In conclusion, the ``EGC solution to nonrobustness'' represents a
story in the best of the theoretical computer science tradition.  
It has emerged from the field of Computational Geometry, which has developed
as a subfield of theoretical algorithms.   As such, the field has often been
accused of irrelevance to the larger world practical geometric computation.  
In the early 1990's, computational geometers begin address such concerns.

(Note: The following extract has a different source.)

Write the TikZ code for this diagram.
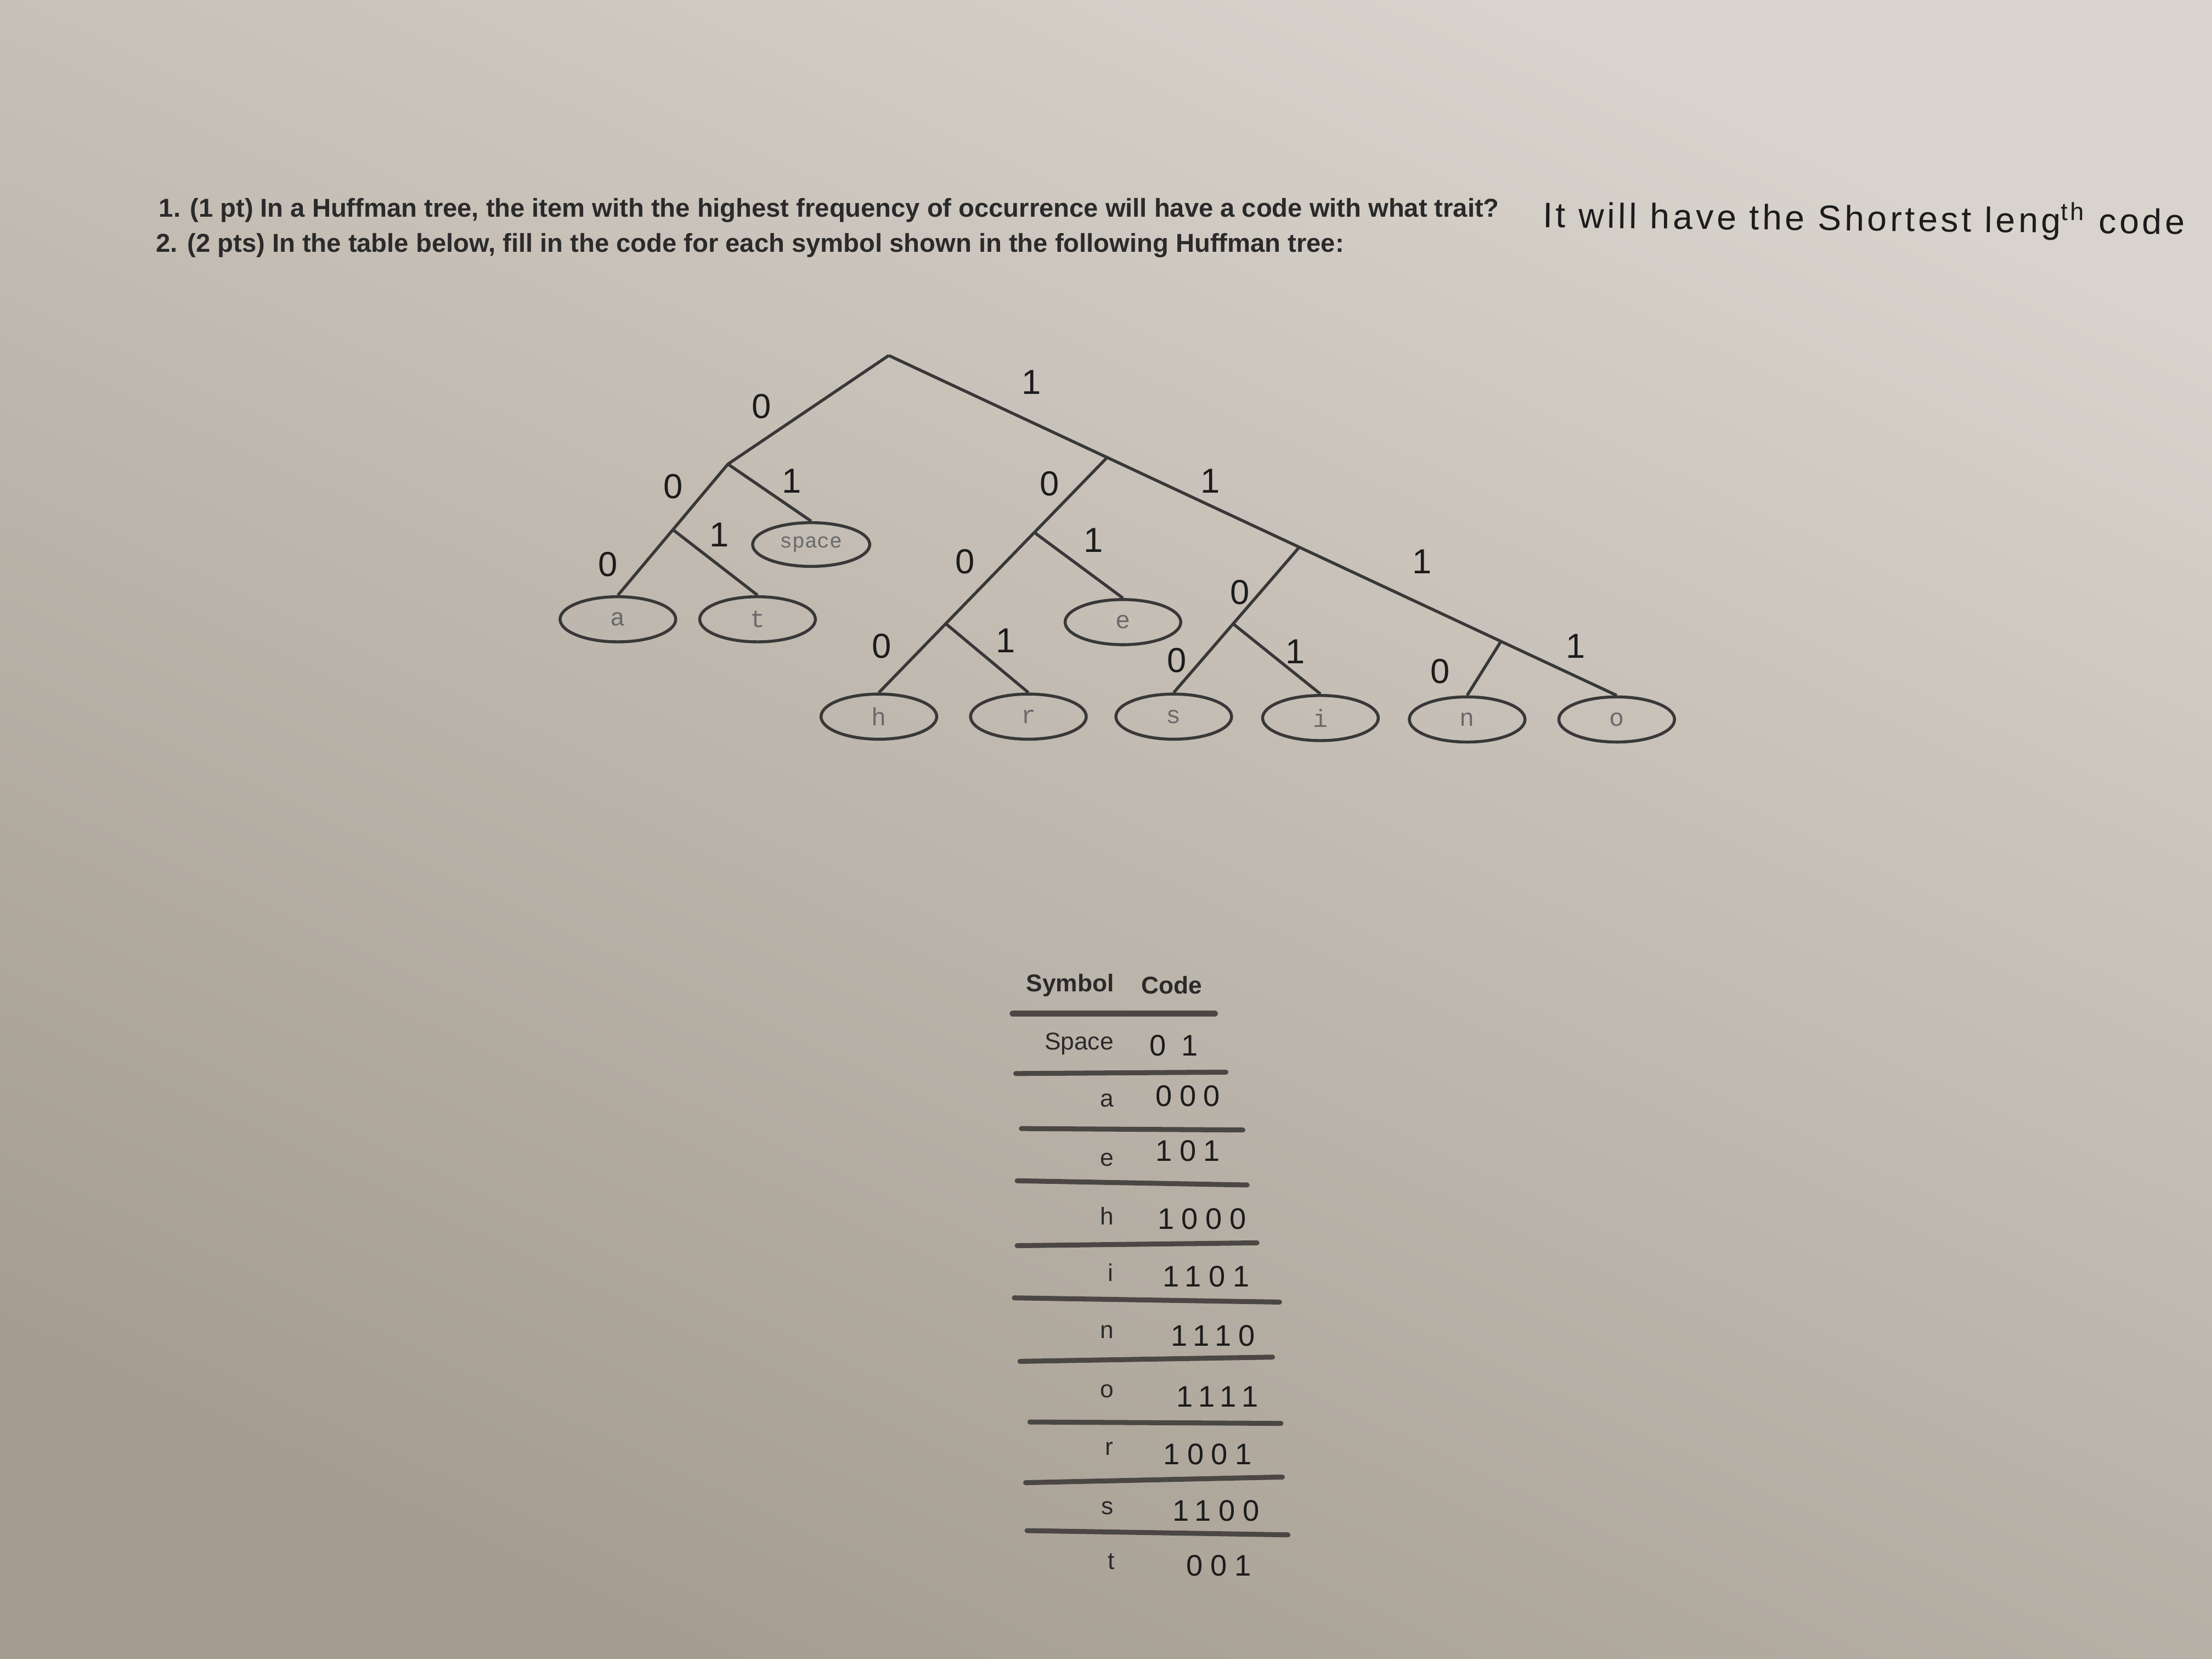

In implementing their algorithms, they quickly realize that their Real
RAM model may have a problem.  

One response, and this was historically the favored approach, was to start
to describe algorithms for finite precision arithmetic and finite resolution
geometries (Type B Approaches).  It was thought that practitioners would 
only program algorithms using machine (IEEE) arithmetic, so why bother to
treat any other kind of models?  This is close to what practitioners have
always done: all implemented geometric algorithms introduce various
magical "epsilon constants" eps > 0, so that testing if a quantity X is zero
is replaced by testing if "|X| < eps".  This is called epsilon-tweaking as
the constants are adjusted empirically.  In effect, these constants
induces some modified kind of "fat geometry" (e.g., a point is
now a disc).  Treating such geometries have not been been successful as a
a general approach: besides being complicated to handle, the ersatz geometries
give up most of the properties in Euclidean geometry so that most of our
geometric intuitions fail.  

But another school of thought refuse to give up
the mathematically-clear model of Euclidean geometry.  They sought to bring
the insights of theoretical computer science to control the beast of exact
computation.  Informed by complexity theory, they carefully navigate
between the despair of "fixed precision computation" (where nonrobustness truly
appears to be unsolvable in general) and the threats of intractability
(such as theorem proving).  What has emerged is both a true product of computer
science and of the theoretical perspective.